Deep learning-based bone suppression in chest radiographs using CT-derived features: a feasibility study

Quant Imaging Med Surg. 2021 Dec;11(12):4807-4819. doi: 10.21037/qims-20-1230.

Abstract

Background: Bone suppression of chest X-ray holds the potential to improve the accuracy of target localization in image-guided radiation therapy (IGRT). However, the training dataset for bone suppression is limited because of the scarcity of bone-free radiographs. This study aims to develop a deep learning-based bone suppression method using CT-derived features to reduce the reliance on the bone-free dataset.

Methods: In this study, 59 high-resolution lung CT scans were processed to generate the lung digital radiographs (DRs), bone DRs, and bone-free DRs, for the training and internal validation of the proposed cascade convolutional neural network (CCNN). A three-stage image processing framework (CT segmentation, DR simulation, and feature expansion) was developed to expand simulated lung DRs with different weightings of bone intensity. The CCNN consists of a bone detection network and a bone suppression network. In external validation, the trained CCNN was evaluated using 30 chest radiographs. The synthesized bone-suppressed radiographs were compared with the bone-suppressed reference in terms of peak signal-to-noise ratio (PSNR), mean absolute error (MAE), structural similarity index measure (SSIM), and Spearman's correlation coefficient. Furthermore, the effectiveness of the proposed feature expansion method and CCNN model were assessed via the ablation experiment and replacement experiment, respectively.

Results: Evaluation on real chest radiographs showed that the bone-suppressed chest radiographs closely matched with the bone-suppressed reference, achieving an accuracy of MAE =0.0087±0.0030, SSIM =0.8458±0.0317, correlation of 0.9554±0.0170, and PNSR of 20.86±1.60. After removing the feature expansion from the CCNN model, the performance decreased in terms of MAE (0.0294±0.0093, -237.9%), SSIM (0.7747±0.0.0416, -8.4%), correlation (0.8772±0.0271, -8.2%), and PSNR (15.53±1.42, -25.5%) metrics.

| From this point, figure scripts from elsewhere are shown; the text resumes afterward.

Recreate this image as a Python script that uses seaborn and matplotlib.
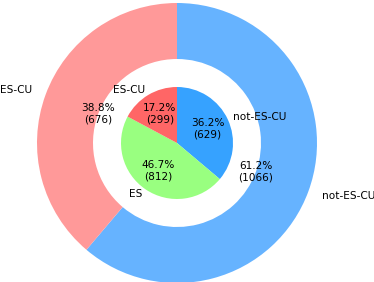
import matplotlib
matplotlib.use("Agg")
import matplotlib.pyplot as plt
import seaborn as sns

sns.set_theme(style="white")
plt.rcParams['font.family'] = ['DejaVu Sans']

outer_labels = ["not-ES-CU", "ES-CU"]
outer_counts = [1066, 676]
outer_pcts = [61.2, 38.8]
outer_colors = ["#66b3ff", "#ff9999"]

inner_labels = ["not-ES-CU", "ES", "ES-CU"]
inner_counts = [629, 812, 299]
inner_pcts = [36.2, 46.7, 17.2]
inner_colors = ["#36a2ff", "#99ff80", "#ff6666"]


def make_autopct(pcts, counts):
    it = iter(zip(pcts, counts))
    def f(_):
        p, c = next(it)
        return f"{p:.1f}%\n({c})"
    return f


fig = plt.figure(figsize=(3.74, 2.82), dpi=100)
ax = fig.add_axes([0, 0, 1, 1])

ax.pie(outer_counts, labels=outer_labels, colors=outer_colors, radius=1.0,
       startangle=90, counterclock=False, labeldistance=1.1, pctdistance=0.6,
       autopct=make_autopct(outer_pcts, outer_counts),
       wedgeprops=dict(width=0.4, linewidth=0),
       textprops=dict(fontsize=7.6, color="black"))
ax.pie(inner_counts, labels=inner_labels, colors=inner_colors, radius=0.4,
       startangle=90, counterclock=False, labeldistance=1.1, pctdistance=0.6,
       autopct=make_autopct(inner_pcts, inner_counts),
       wedgeprops=dict(linewidth=0),
       textprops=dict(fontsize=7.6, color="black"))

cx, cy, s = 177, 139, 140.0
ax.set_aspect('auto')
ax.set_xlim(-cx / s, (374 - cx) / s)
ax.set_ylim(-cy / s, (282 - cy) / s)
ax.axis('off')

fig.savefig("out.png", dpi=100)
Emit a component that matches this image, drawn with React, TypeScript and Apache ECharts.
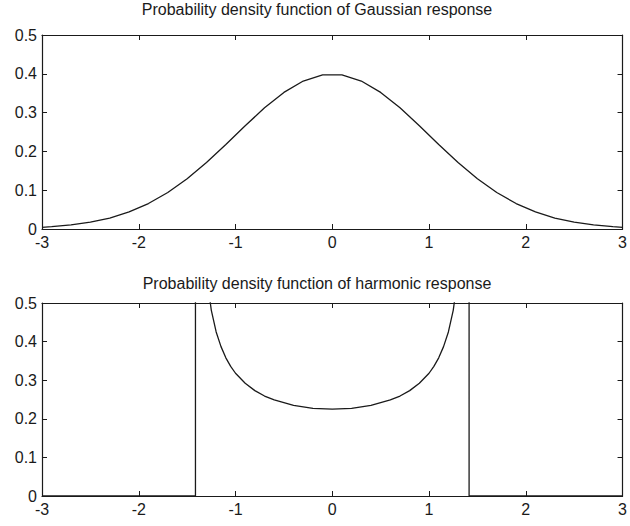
import React, { useEffect, useRef } from "react";
import * as echarts from "echarts";

const gaussX = [-3, -2.9, -2.7, -2.5, -2.3, -2.1, -1.9, -1.7, -1.5, -1.3, -1.1, -0.9, -0.7, -0.5, -0.3, -0.1, 0.1, 0.3, 0.5, 0.7, 0.9, 1.1, 1.3, 1.5, 1.7, 1.9, 2.1, 2.3, 2.5, 2.7, 2.9, 3];
const gaussY = [0.0044, 0.006, 0.0104, 0.0175, 0.0283, 0.044, 0.0656, 0.094, 0.1295, 0.1714, 0.2179, 0.2661, 0.3123, 0.3521, 0.3814, 0.397, 0.397, 0.3814, 0.3521, 0.3123, 0.2661, 0.2179, 0.1714, 0.1295, 0.094, 0.0656, 0.044, 0.0283, 0.0175, 0.0104, 0.006, 0.0044];

const harmX = [-3, -1.414, -1.414, -1.4, -1.35, -1.3, -1.25, -1.2, -1.15, -1.1, -1.05, -1.0, -0.9, -0.8, -0.7, -0.6, -0.4, -0.2, 0, 0.2, 0.4, 0.6, 0.7, 0.8, 0.9, 1.0, 1.05, 1.1, 1.15, 1.2, 1.25, 1.3, 1.35, 1.4, 1.414, 1.414, 3];
const harmY = [0, 0, 5, 1.59, 0.756, 0.572, 0.481, 0.425, 0.387, 0.358, 0.336, 0.318, 0.292, 0.273, 0.259, 0.249, 0.235, 0.227, 0.225, 0.227, 0.235, 0.249, 0.259, 0.273, 0.292, 0.318, 0.336, 0.358, 0.387, 0.425, 0.481, 0.572, 0.756, 1.59, 5, 0, 0];

const xTicks = { min: -3, max: 3, interval: 1 };
const yTicks = { min: 0, max: 0.5, interval: 0.1 };
const titles = ["Probability density function of Gaussian response", "Probability density function of harmonic response"];

const FONT = "Liberation Sans, Arial, Helvetica, sans-serif";
const INK = "#1a1a1a";

export default function App() {
  const ref = useRef<HTMLDivElement>(null);
  useEffect(() => {
    const chart = echarts.init(ref.current!, undefined, { renderer: "svg" });
    const grids = [
      { left: 42, top: 35, width: 582, height: 194 },
      { left: 42, top: 303, width: 583, height: 193 },
    ];
    const xAxes: any[] = [];
    const yAxes: any[] = [];
    grids.forEach((_, gi) => {
      const base = {
        type: "value",
        gridIndex: gi,
        ...xTicks,
        splitLine: { show: false },
        axisLine: { show: true, onZero: false, lineStyle: { color: INK, width: 1.2 } },
        axisTick: { show: true, inside: true, length: 5, lineStyle: { color: INK } },
      };
      xAxes.push({
        ...base,
        position: "bottom",
        axisLabel: { show: true, color: INK, fontFamily: FONT, fontSize: 16, margin: 5 },
      });
      xAxes.push({ ...base, position: "top", axisLabel: { show: false } });
      const ybase = {
        type: "value",
        gridIndex: gi,
        ...yTicks,
        splitLine: { show: false },
        axisLine: { show: true, onZero: false, lineStyle: { color: INK, width: 1.2 } },
        axisTick: { show: true, inside: true, length: 5, lineStyle: { color: INK } },
      };
      yAxes.push({
        ...ybase,
        position: "left",
        axisLabel: { show: true, color: INK, fontFamily: FONT, fontSize: 16, margin: 5 },
      });
      yAxes.push({ ...ybase, position: "right", axisLabel: { show: false } });
    });
    chart.setOption({
      animation: false,
      backgroundColor: "#ffffff",
      title: titles.map((t, i) => ({
        text: t,
        left: 317,
        textAlign: "center",
        top: i === 0 ? 1 : 275,
        padding: 0,
        textStyle: { fontFamily: FONT, fontSize: 16, fontWeight: "normal", color: INK },
      })),
      grid: grids,
      xAxis: xAxes,
      yAxis: yAxes,
      series: [
        {
          type: "line",
          xAxisIndex: 0,
          yAxisIndex: 0,
          data: gaussX.map((x, i) => [x, gaussY[i]]),
          showSymbol: false,
          lineStyle: { color: INK, width: 1.3 },
          clip: true,
        },
        {
          type: "line",
          xAxisIndex: 2,
          yAxisIndex: 2,
          data: harmX.map((x, i) => [x, harmY[i]]),
          showSymbol: false,
          lineStyle: { color: INK, width: 1.3 },
          clip: true,
        },
      ],
    });
    return () => chart.dispose();
  }, []);
  return <div ref={ref} style={{ position: "fixed", left: 0, top: 0, width: 630, height: 526 }} />;
}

Conclusions: We successfully demonstrated a novel deep learning-based bone suppression method using CT-derived features to reduce the reliance on the bone-free dataset. Implementation of the feature expansion procedures resulted in a remarkable reinforcement of the model performance. For the application of target localization in IGRT, the clinical testing of the proposed method in the context of radiation therapy is a necessary procedure to move from theory into practice.

Keywords: Bone suppression; cascade neural network; chest X-ray; chest radiograph; deep learning.